Nel momento esatto in cui la ruota di Alessandro De Marchi sta per passare la linea del traguardo, una nuvola si sposta dal sole e fa risplendere il verde che colora le montagne e il sorriso del Rosso di Buja. Poi prosegue per un po’ senza pedalare e si ferma dal suo staff che lo aspetta: resta in silenzio. Non c’è stata un’esultanza scenografica e nemmeno un urlo liberatorio. Eppure De Marchi ne avrebbe avuto tutto il diritto. In primo luogo perché la sua ultima vittoria risale alla Tre Valli Varesine del 2021 e in secondo luogo perché al Tour of the Alps erano tre anni che non vinceva un italiano (l’ultimo fu Moscon, ndr).
«Quello di oggi è un tentativo andato a buon fine. Avevo la sensazione che poteva essere una buona giornata e infatti così è stato. Ieri sera, in camera con Zana, glielo ho detto che sarei andato in fuga anche se il percorso non era facile».
La sua vittoria vale davvero tanto pensando a che corridore è De Marchi: uno di quelli che non ha paura a provarci, nemmeno a quasi 38 anni, e che mette l’umanità davanti all’agonismo.
«Sapere di essere apprezzato soprattutto per quello che sei e non solo per quello che fai non è da poco. In gruppo sono uno dei più vecchi e uno dei più legati al ciclismo di prima. Sono quello che non ha paura di rischiare e quello che cerca di essere sempre educato portando rispetto per tutti. A volte le vittorie ti portano lontano da questa strada, ma ho sempre evitato di arrivare a quel tipo di agonismo».

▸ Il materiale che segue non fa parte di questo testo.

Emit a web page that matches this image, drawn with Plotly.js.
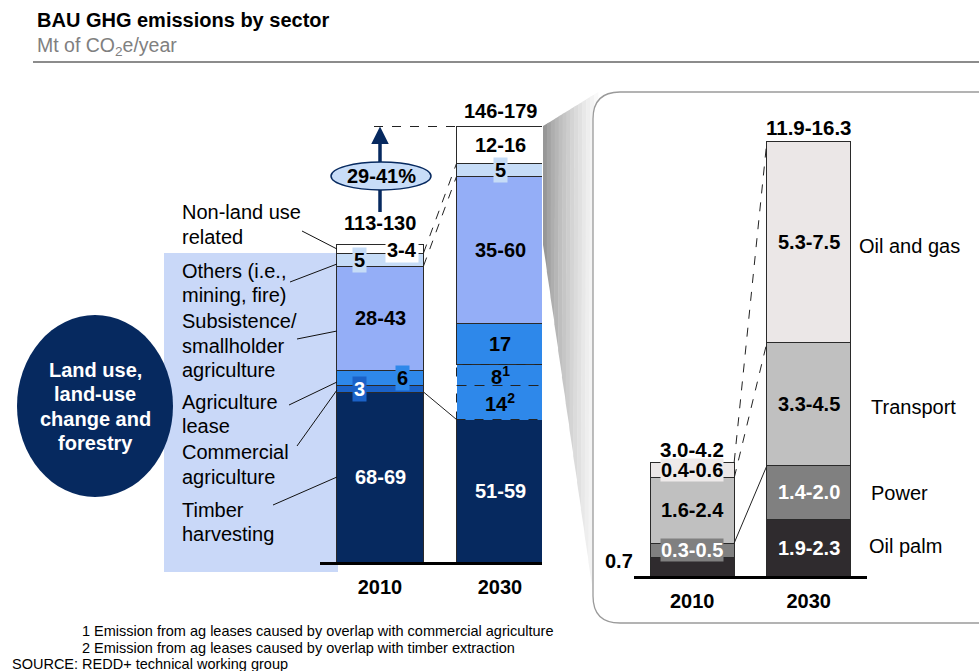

Caratteristiche e qualità sempre più difficili da scovare tra i corridori, soprattutto tra i giovani. «In Italia non possiamo paragonarci ad anni fa, le cose sono più difficili ora. Il fatto che io a 38 anni sia qui e continui a fare ciò che ho sempre fatto, forse è segnale che va bene essere preparati con tutta la scienza che offre il ciclismo di oggi, ma è fondamentale anche avere il coraggio di rischiare. Questo è ciò che manca ai giovani in generale, la fame di rischiare. Corridori come me che si buttano, si vedono ormai raramente. Stamattina per far sganciare una fuga ci è voluto tempo perché la mossa tipica era uno scatto di 100 metri e poi si voltavano per vedere chi rispondeva, come per dire “non insisto”. Forse è questo che ci siamo dimenticati di insegnare alle categorie giovanili. Bisogna provarci sempre».
Per quanto riguarda la tappa di domani, De Marchi mette le mani avanti: «Tornerò in gruppo e aiuteremo Harper. Io devo recuperare la fatica perché ho 37 anni e devo pensare anche a quello». Poi dopo il Tour of the Alps, il friulano della squadra australiana svela che presto lo vedremo al Giro d’Italia.